# Given task
Skip every image and restate the data word for word.

# Collected material
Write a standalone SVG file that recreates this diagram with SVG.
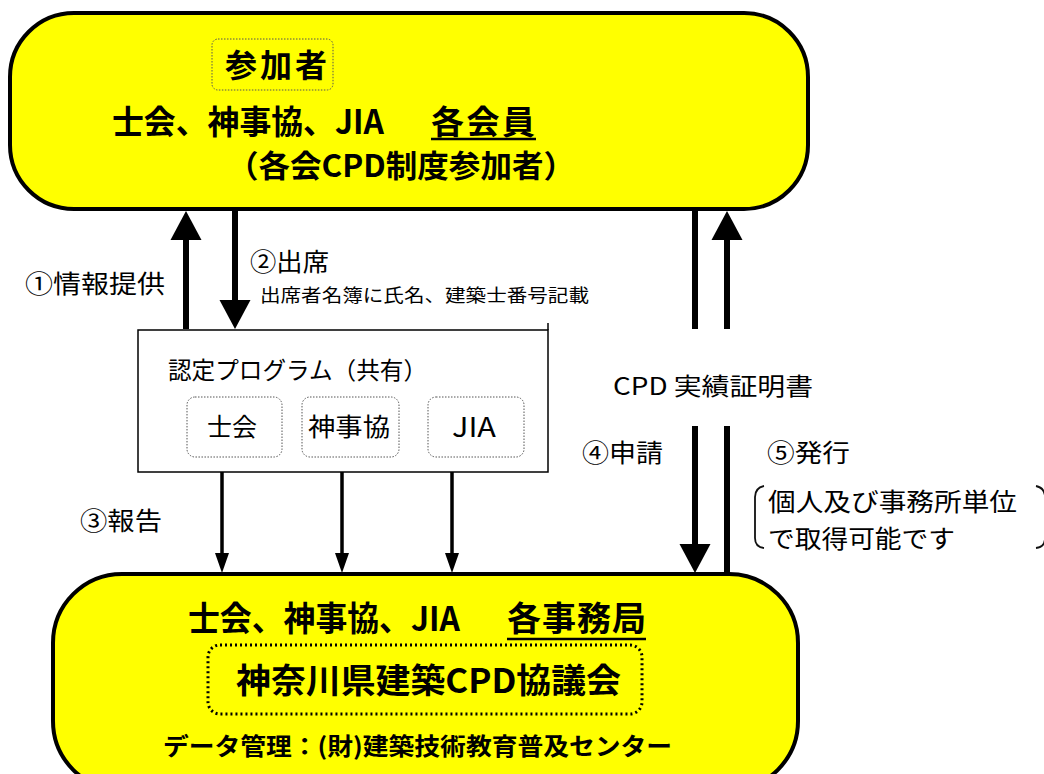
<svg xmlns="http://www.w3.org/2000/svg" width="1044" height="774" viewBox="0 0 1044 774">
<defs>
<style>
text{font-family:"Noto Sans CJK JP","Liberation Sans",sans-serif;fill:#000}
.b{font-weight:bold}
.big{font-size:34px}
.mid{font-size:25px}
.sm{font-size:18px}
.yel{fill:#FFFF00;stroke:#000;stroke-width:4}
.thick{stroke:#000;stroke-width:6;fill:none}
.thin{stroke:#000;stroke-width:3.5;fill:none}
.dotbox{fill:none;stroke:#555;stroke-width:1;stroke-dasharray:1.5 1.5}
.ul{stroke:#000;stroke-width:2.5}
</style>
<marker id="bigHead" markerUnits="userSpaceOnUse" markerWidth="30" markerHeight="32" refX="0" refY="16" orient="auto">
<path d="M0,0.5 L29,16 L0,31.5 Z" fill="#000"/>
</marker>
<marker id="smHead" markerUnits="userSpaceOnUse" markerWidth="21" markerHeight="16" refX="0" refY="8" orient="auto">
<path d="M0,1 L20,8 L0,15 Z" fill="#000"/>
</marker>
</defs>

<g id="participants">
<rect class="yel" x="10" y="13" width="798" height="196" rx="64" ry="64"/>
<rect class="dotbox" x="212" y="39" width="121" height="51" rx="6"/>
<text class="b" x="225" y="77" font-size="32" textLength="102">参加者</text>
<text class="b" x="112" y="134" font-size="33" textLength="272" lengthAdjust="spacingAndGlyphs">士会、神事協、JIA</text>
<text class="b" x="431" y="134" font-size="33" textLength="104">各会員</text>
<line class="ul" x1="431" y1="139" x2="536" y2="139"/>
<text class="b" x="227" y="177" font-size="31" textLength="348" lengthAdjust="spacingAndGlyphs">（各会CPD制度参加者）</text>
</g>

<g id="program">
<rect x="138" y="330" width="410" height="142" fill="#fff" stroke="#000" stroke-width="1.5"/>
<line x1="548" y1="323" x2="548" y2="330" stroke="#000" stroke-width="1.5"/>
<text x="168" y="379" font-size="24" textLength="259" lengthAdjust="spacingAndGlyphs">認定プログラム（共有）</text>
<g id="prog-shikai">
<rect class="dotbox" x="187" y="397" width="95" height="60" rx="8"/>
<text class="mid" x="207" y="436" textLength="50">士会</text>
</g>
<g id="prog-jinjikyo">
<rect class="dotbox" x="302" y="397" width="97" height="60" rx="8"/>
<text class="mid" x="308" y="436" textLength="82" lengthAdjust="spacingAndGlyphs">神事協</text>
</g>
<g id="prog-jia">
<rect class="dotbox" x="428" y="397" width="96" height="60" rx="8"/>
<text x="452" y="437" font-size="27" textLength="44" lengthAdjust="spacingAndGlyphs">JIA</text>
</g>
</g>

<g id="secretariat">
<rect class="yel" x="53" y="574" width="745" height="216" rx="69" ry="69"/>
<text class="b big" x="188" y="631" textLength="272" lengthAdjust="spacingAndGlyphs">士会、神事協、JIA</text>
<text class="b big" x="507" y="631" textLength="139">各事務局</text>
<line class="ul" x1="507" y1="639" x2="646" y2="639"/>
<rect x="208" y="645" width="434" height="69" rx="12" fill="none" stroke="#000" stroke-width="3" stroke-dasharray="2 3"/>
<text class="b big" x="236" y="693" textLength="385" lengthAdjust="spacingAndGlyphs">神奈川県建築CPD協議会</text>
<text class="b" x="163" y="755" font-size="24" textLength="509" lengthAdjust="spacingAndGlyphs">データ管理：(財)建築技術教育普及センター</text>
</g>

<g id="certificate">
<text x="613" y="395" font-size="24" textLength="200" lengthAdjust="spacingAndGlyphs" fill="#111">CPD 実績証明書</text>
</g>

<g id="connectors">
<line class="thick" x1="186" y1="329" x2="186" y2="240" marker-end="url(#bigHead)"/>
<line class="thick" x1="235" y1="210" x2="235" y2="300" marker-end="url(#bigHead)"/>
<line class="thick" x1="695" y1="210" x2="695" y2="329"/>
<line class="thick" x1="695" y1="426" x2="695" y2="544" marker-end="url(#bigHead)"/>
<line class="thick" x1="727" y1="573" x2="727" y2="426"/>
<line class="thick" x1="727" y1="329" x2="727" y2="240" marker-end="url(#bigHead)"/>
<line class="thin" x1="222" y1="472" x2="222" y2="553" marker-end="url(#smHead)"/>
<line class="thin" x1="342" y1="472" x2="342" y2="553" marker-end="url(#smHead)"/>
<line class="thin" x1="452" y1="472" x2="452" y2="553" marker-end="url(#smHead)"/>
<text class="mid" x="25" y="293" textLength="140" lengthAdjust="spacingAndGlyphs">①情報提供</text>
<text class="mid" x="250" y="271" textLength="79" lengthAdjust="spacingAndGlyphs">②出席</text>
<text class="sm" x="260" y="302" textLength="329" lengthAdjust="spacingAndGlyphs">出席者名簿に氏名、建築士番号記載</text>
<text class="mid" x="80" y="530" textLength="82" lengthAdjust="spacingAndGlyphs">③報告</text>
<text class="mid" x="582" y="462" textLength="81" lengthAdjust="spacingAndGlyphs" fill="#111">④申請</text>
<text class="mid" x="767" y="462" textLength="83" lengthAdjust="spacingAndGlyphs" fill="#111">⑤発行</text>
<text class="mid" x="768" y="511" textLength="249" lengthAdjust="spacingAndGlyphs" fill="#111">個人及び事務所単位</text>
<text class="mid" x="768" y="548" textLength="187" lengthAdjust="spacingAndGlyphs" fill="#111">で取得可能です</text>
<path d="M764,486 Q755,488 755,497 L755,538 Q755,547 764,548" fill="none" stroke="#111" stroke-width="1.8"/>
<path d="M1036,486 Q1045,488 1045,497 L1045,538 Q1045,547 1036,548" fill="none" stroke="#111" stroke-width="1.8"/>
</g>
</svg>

# Written answer
Write a standalone SVG file that recreates this diagram with SVG.
<svg xmlns="http://www.w3.org/2000/svg" width="1044" height="774" viewBox="0 0 1044 774">
<defs>
<style>
text{font-family:"Noto Sans CJK JP","Liberation Sans",sans-serif;fill:#000}
.b{font-weight:bold}
.big{font-size:34px}
.mid{font-size:25px}
.sm{font-size:18px}
.yel{fill:#FFFF00;stroke:#000;stroke-width:4}
.thick{stroke:#000;stroke-width:6;fill:none}
.thin{stroke:#000;stroke-width:3.5;fill:none}
.dotbox{fill:none;stroke:#555;stroke-width:1;stroke-dasharray:1.5 1.5}
.ul{stroke:#000;stroke-width:2.5}
</style>
<marker id="bigHead" markerUnits="userSpaceOnUse" markerWidth="30" markerHeight="32" refX="0" refY="16" orient="auto">
<path d="M0,0.5 L29,16 L0,31.5 Z" fill="#000"/>
</marker>
<marker id="smHead" markerUnits="userSpaceOnUse" markerWidth="21" markerHeight="16" refX="0" refY="8" orient="auto">
<path d="M0,1 L20,8 L0,15 Z" fill="#000"/>
</marker>
</defs>

<g id="participants">
<rect class="yel" x="10" y="13" width="798" height="196" rx="64" ry="64"/>
<rect class="dotbox" x="212" y="39" width="121" height="51" rx="6"/>
<text class="b" x="225" y="77" font-size="32" textLength="102">参加者</text>
<text class="b" x="112" y="134" font-size="33" textLength="272" lengthAdjust="spacingAndGlyphs">士会、神事協、JIA</text>
<text class="b" x="431" y="134" font-size="33" textLength="104">各会員</text>
<line class="ul" x1="431" y1="139" x2="536" y2="139"/>
<text class="b" x="227" y="177" font-size="31" textLength="348" lengthAdjust="spacingAndGlyphs">（各会CPD制度参加者）</text>
</g>

<g id="program">
<rect x="138" y="330" width="410" height="142" fill="#fff" stroke="#000" stroke-width="1.5"/>
<line x1="548" y1="323" x2="548" y2="330" stroke="#000" stroke-width="1.5"/>
<text x="168" y="379" font-size="24" textLength="259" lengthAdjust="spacingAndGlyphs">認定プログラム（共有）</text>
<g id="prog-shikai">
<rect class="dotbox" x="187" y="397" width="95" height="60" rx="8"/>
<text class="mid" x="207" y="436" textLength="50">士会</text>
</g>
<g id="prog-jinjikyo">
<rect class="dotbox" x="302" y="397" width="97" height="60" rx="8"/>
<text class="mid" x="308" y="436" textLength="82" lengthAdjust="spacingAndGlyphs">神事協</text>
</g>
<g id="prog-jia">
<rect class="dotbox" x="428" y="397" width="96" height="60" rx="8"/>
<text x="452" y="437" font-size="27" textLength="44" lengthAdjust="spacingAndGlyphs">JIA</text>
</g>
</g>

<g id="secretariat">
<rect class="yel" x="53" y="574" width="745" height="216" rx="69" ry="69"/>
<text class="b big" x="188" y="631" textLength="272" lengthAdjust="spacingAndGlyphs">士会、神事協、JIA</text>
<text class="b big" x="507" y="631" textLength="139">各事務局</text>
<line class="ul" x1="507" y1="639" x2="646" y2="639"/>
<rect x="208" y="645" width="434" height="69" rx="12" fill="none" stroke="#000" stroke-width="3" stroke-dasharray="2 3"/>
<text class="b big" x="236" y="693" textLength="385" lengthAdjust="spacingAndGlyphs">神奈川県建築CPD協議会</text>
<text class="b" x="163" y="755" font-size="24" textLength="509" lengthAdjust="spacingAndGlyphs">データ管理：(財)建築技術教育普及センター</text>
</g>

<g id="certificate">
<text x="613" y="395" font-size="24" textLength="200" lengthAdjust="spacingAndGlyphs" fill="#111">CPD 実績証明書</text>
</g>

<g id="connectors">
<line class="thick" x1="186" y1="329" x2="186" y2="240" marker-end="url(#bigHead)"/>
<line class="thick" x1="235" y1="210" x2="235" y2="300" marker-end="url(#bigHead)"/>
<line class="thick" x1="695" y1="210" x2="695" y2="329"/>
<line class="thick" x1="695" y1="426" x2="695" y2="544" marker-end="url(#bigHead)"/>
<line class="thick" x1="727" y1="573" x2="727" y2="426"/>
<line class="thick" x1="727" y1="329" x2="727" y2="240" marker-end="url(#bigHead)"/>
<line class="thin" x1="222" y1="472" x2="222" y2="553" marker-end="url(#smHead)"/>
<line class="thin" x1="342" y1="472" x2="342" y2="553" marker-end="url(#smHead)"/>
<line class="thin" x1="452" y1="472" x2="452" y2="553" marker-end="url(#smHead)"/>
<text class="mid" x="25" y="293" textLength="140" lengthAdjust="spacingAndGlyphs">①情報提供</text>
<text class="mid" x="250" y="271" textLength="79" lengthAdjust="spacingAndGlyphs">②出席</text>
<text class="sm" x="260" y="302" textLength="329" lengthAdjust="spacingAndGlyphs">出席者名簿に氏名、建築士番号記載</text>
<text class="mid" x="80" y="530" textLength="82" lengthAdjust="spacingAndGlyphs">③報告</text>
<text class="mid" x="582" y="462" textLength="81" lengthAdjust="spacingAndGlyphs" fill="#111">④申請</text>
<text class="mid" x="767" y="462" textLength="83" lengthAdjust="spacingAndGlyphs" fill="#111">⑤発行</text>
<text class="mid" x="768" y="511" textLength="249" lengthAdjust="spacingAndGlyphs" fill="#111">個人及び事務所単位</text>
<text class="mid" x="768" y="548" textLength="187" lengthAdjust="spacingAndGlyphs" fill="#111">で取得可能です</text>
<path d="M764,486 Q755,488 755,497 L755,538 Q755,547 764,548" fill="none" stroke="#111" stroke-width="1.8"/>
<path d="M1036,486 Q1045,488 1045,497 L1045,538 Q1045,547 1036,548" fill="none" stroke="#111" stroke-width="1.8"/>
</g>
</svg>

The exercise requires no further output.